Jean Nunes
Professor de Direito Constitucional da UEMA
Esta semana estive num shopping da capital e me impressionei com a quantidade de lojas que vestiram seus manequins de verde e amarelo. Aguçou-me a também a curiosidade a tristeza que todos eles exibiam. Já tinha visto algo semelhante quando a seleção brasileira apresentou, no distante século passado, um futebol arte – bons tempos aqueles! – e se aproximou da sua terceira final consecutiva de copa do mundo. Ao que tudo indica, porém, o esforço de hoje tem relação com o 7 de Setembro e a onda de “patriotismo” que ganhou força desde a campanha eleitoral que colocou a extrema direita numa das esquinas da Praça dos Três Poderes, em Brasília.

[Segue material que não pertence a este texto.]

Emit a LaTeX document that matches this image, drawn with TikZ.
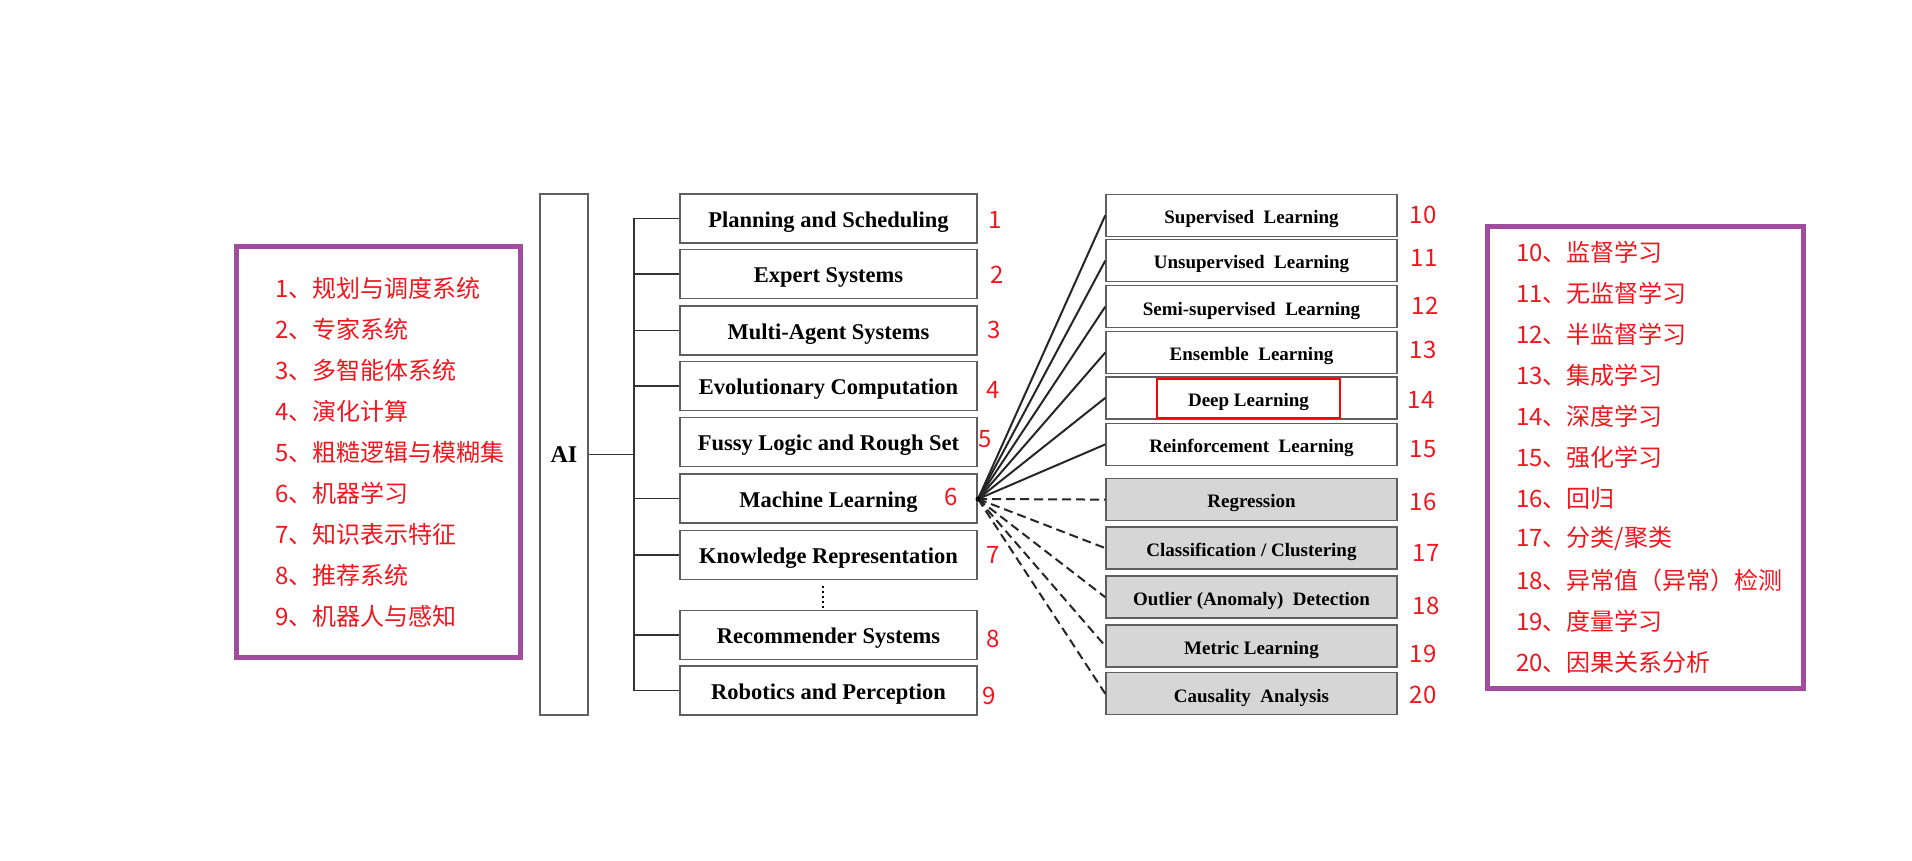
\documentclass[tikz,border=0pt]{standalone}
\usepackage{fontspec}
\setmainfont{Liberation Serif}
\newfontfamily\cjk{Noto Sans CJK SC}
\usepackage{tikz}
\definecolor{listpurple}{RGB}{162,76,160}
\definecolor{boxgray}{RGB}{95,95,95}
\definecolor{taskfill}{RGB}{214,214,214}
\definecolor{numred}{RGB}{240,22,30}

\begin{document}
\begin{tikzpicture}[x=1pt,y=-1pt,
        area/.style={shape=rectangle,draw=boxgray,line width=1.5pt,fill=white,minimum width=297pt,minimum height=49pt,inner sep=0pt,text height=17.6pt,text depth=0pt,font=\fontsize{22.5}{26}\selectfont\bfseries},
        task/.style={shape=rectangle,draw=boxgray,line width=1.5pt,fill=white,minimum width=291pt,minimum height=42pt,inner sep=0pt,text height=16.6pt,text depth=0pt,font=\fontsize{19}{22}\selectfont\bfseries},
        graytask/.style={task,fill=taskfill},
        num/.style={text=numred,font=\cjk\fontsize{24}{28}\selectfont,inner sep=0pt},
        listbox/.style={shape=rectangle,draw=listpurple,line width=5pt},
        listitem/.style={anchor=west,text=numred,font=\cjk\fontsize{24}{28}\selectfont,inner sep=0pt},
        tree/.style={draw=black!80,line width=1.5pt},
        fan/.style={draw=black!85,line width=2pt},
        fandash/.style={fan,dash pattern=on 9pt off 5pt}]
        \useasboundingbox (0,0) rectangle (1912,861);
        \node [listbox,minimum width=284pt,minimum height=411pt] (leftlist) at (378.5,452) {};
        \node [listbox,minimum width=316pt,minimum height=462pt] (rightlist) at (1645.5,457.5) {};
        \foreach \n/\t in {1/规划与调度系统,2/专家系统,3/多智能体系统,4/演化计算,5/粗糙逻辑与模糊集,6/机器学习,7/知识表示特征,8/推荐系统,9/机器人与感知}
            \node [listitem] (c\n) at (275,{288+41.1*(\n-1)}) {\n、\t};
        \foreach \n/\t in {10/监督学习,11/无监督学习,12/半监督学习,13/集成学习,14/深度学习,15/强化学习,16/回归,17/{分类/聚类},18/异常值（异常）检测,19/度量学习,20/因果关系分析}
            \node [listitem] (c\n) at (1516,{252+41*(\n-10)}) {\n、\t};
        \node [shape=rectangle,draw=boxgray,line width=1.5pt,minimum width=48pt,minimum height=521pt,inner sep=0pt,font=\fontsize{24}{28}\selectfont\bfseries] (ai) at (564,454.5) {AI};
        \node [area] (b1) at (828.5,218.5) {Planning and Scheduling};
        \node [area] (b2) at (828.5,274) {Expert Systems};
        \node [area] (b3) at (828.5,330.5) {Multi-Agent Systems};
        \node [area] (b4) at (828.5,386) {Evolutionary Computation};
        \node [area] (b5) at (828.5,442) {Fussy Logic and Rough Set};
        \node [area] (b6) at (828.5,498.5) {Machine Learning};
        \node [area] (b7) at (828.5,555) {Knowledge Representation};
        \node [area] (b8) at (828.5,635) {Recommender Systems};
        \node [area] (b9) at (828.5,690.5) {Robotics and Perception};
        \coordinate (trunk) at (634,455);
        \draw [tree] (ai.east) -- (ai.east -| trunk);
        \draw [tree] (b1.west) -- (b1.west -| trunk) -- (b9.west -| trunk) -- (b9.west);
        \foreach \i in {2,3,4,6,7,8}
            \draw [tree] (b\i.west) -- (b\i.west -| trunk);
        \draw [line width=2.2pt,dash pattern=on 2pt off 3pt] ([xshift=-5.5pt,yshift=-6pt]b7.south) -- ++(0,22);
        \node [task] (r10) at (1251.5,215.4) {Supervised\ \ Learning};
        \node [task] (r11) at (1251.5,260.7) {Unsupervised\ \ Learning};
        \node [task] (r12) at (1251.5,306.7) {Semi-supervised\ \ Learning};
        \node [task] (r13) at (1251.5,352.6) {Ensemble\ \ Learning};
        \node [task] (r14) at (1251.5,397.9) {};
        \node [shape=rectangle,draw=red,line width=2pt,minimum width=183pt,minimum height=38.5pt,inner sep=0pt,text height=16.6pt,text depth=0pt,font=\fontsize{19}{22}\selectfont\bfseries] (dl) at (1248.5,398.6) {Deep Learning};
        \node [task] (r15) at (1251.5,444.4) {Reinforcement\ \ Learning};
        \node [graytask] (r16) at (1251.5,499.6) {Regression};
        \node [graytask] (r17) at (1251.5,548.1) {Classification / Clustering};
        \node [graytask] (r18) at (1251.5,597.2) {Outlier (Anomaly)\ \ Detection};
        \node [graytask] (r19) at (1251.5,646) {Metric Learning};
        \node [graytask] (r20) at (1251.5,693.7) {Causality\ \ Analysis};
        \coordinate (hub) at (978,499);
        \foreach \i in {10,...,15}
            \draw [fan] (hub) -- (r\i.west);
        \foreach \i in {16,...,20}
            \draw [fandash] (hub) -- (r\i.west);
        \fill (hub) circle (2.5pt);
        \foreach \n/\x/\y in {1/995/219.6,2/997/274.7,3/994/330,4/993/389.5,5/985/438.6,6/951/496.5,7/993/554.7,8/993/638.6,9/989/695.8,10/1423/215,11/1424/257.9,12/1425/305.6,13/1423/350.2,14/1421/400,15/1423/449.5,16/1423/502,17/1426/552.6,18/1426/606.3,19/1423/654.4,20/1423/695.1}
            \node [num] (n\n) at (\x,\y) {\n};
    \end{tikzpicture}
\end{document}
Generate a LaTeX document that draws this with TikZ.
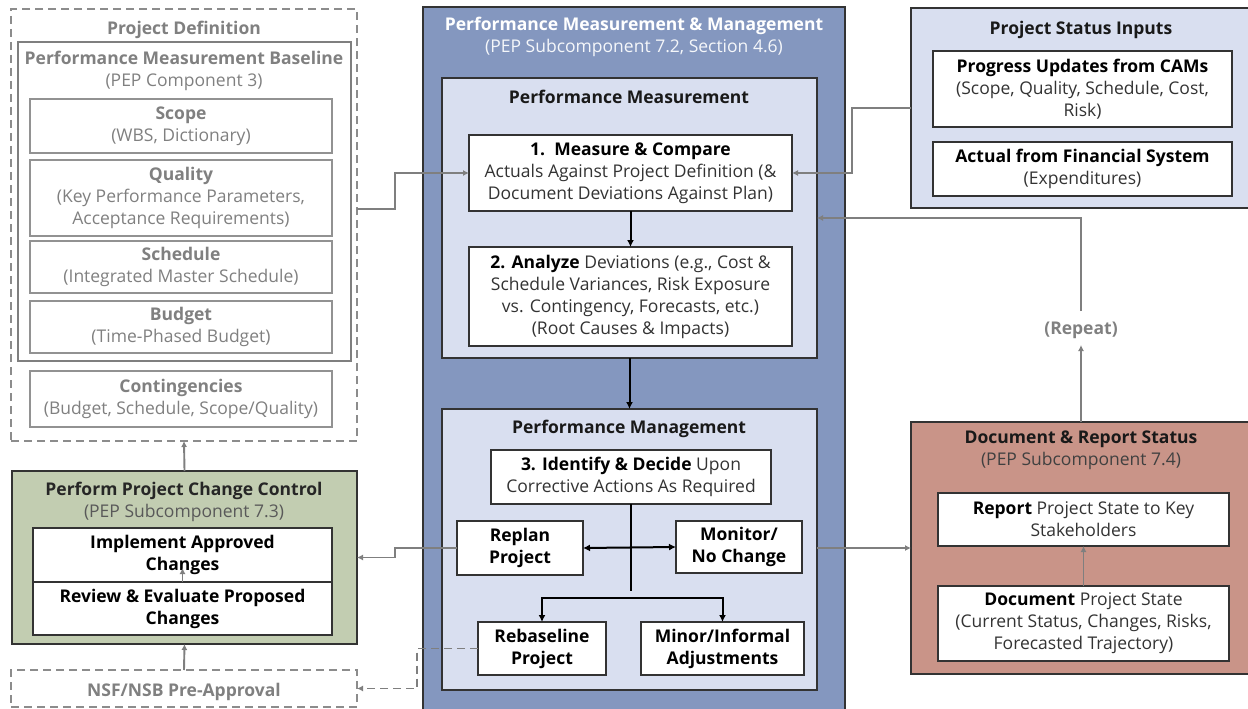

Claro, mal algum há em se exibir o amor pelo próprio país, por sua história, pelo seu povo. Tenho sustentado inclusive que falta, à formação da sociedade brasileira, um sentimento de vivência comunitária, de corresponsabilidade. O que tem provocado e conduzido a recente onda verde-e-amarelo, porém, é um esforço articulado e doloso de combate à democracia, tendo como estratégia o ataque às instituições – especialmente, as independentes como o STF – e como justificativa útil o discurso, já desgastado e anacrônico, de combate à corrupção, de submissão a Deus e de proteção aos sagrados valores da família brasileira.
Bem articulada, a tática encontra terreno fácil para a sua propagação, ainda mais num contexto no qual as mentiras são compartilhadas à velocidade da luz. Quem não possui alguma insatisfação com as decisões do STF? Quem ousaria colocar-se contra o combate à corrupção e a proteção de Deus? Quem se levantaria contra a família, núcleo básico da vida social?
Na matriz desse esforço, porém, está uma escalada autoritária e extremista que desrespeita os limites e as balizas que compõem o arranjo democrático construído, ressalto, a duras penas, no processo histórico, longo e doloroso, que resultou no fim da ditadura militar. Embora não vislumbre qualquer possibilidade de êxito no levante que se ensaia, a tragédia por ele provocada está consolidada.
Por um lado, as questões centrais do país são silenciadas. Enquanto a inflação galopa, o desemprego viraliza, a pandemia subtrai 600 mil vidas, a desigualdade (re)insere nos livros de geografia o conceito de extrema pobreza, desperdiçamos um tempo precioso com querelas absolutamente estapafúrdias, como a do voto impresso e a deposição, à força, de ministros do STF.
Por outro lado, o golpismo gera fraturas institucionais irreversíveis. Ameaçar a democracia tornou-se possível, comum até. Desde a Constituição de 1988, respeitá-la não era uma opção. Hoje, basta colocar uns tanques enferrujados no asfalto e esbravejar uma “metáfora” futebolística para colocá-la fora do jogo. Isso, evidentemente, traz riscos inimagináveis, inclusive contra os que encorpam o caldo grosso do discurso golpista.
Melhor seria se as pessoas fossem às ruas, quando e se a pandemia permitir, para expressar o que P. L. Verdu chama de sentimento constitucional. E, neste aspecto, temos muito do que nos orgulhar. A nossa é uma constituição que conhece o Brasil. Ela sabe do nosso histórico de autoritarismo, de violência e segregação. Por isso, vedou a censura e o anonimato. Não tergiversou no combate à corrupção. Deu independência ao Ministério Público, colocou nas mãos de cada cidadão a ação popular para fiscalizar a aplicação do dinheiro público. Assegurou todas as expressões religiosas e o direito de cada um a não ter religião alguma. Protegeu também as famílias. Todas elas. Não apenas a cristã heterogâmica.
Talvez aí resida a tristeza do coitado do manequim.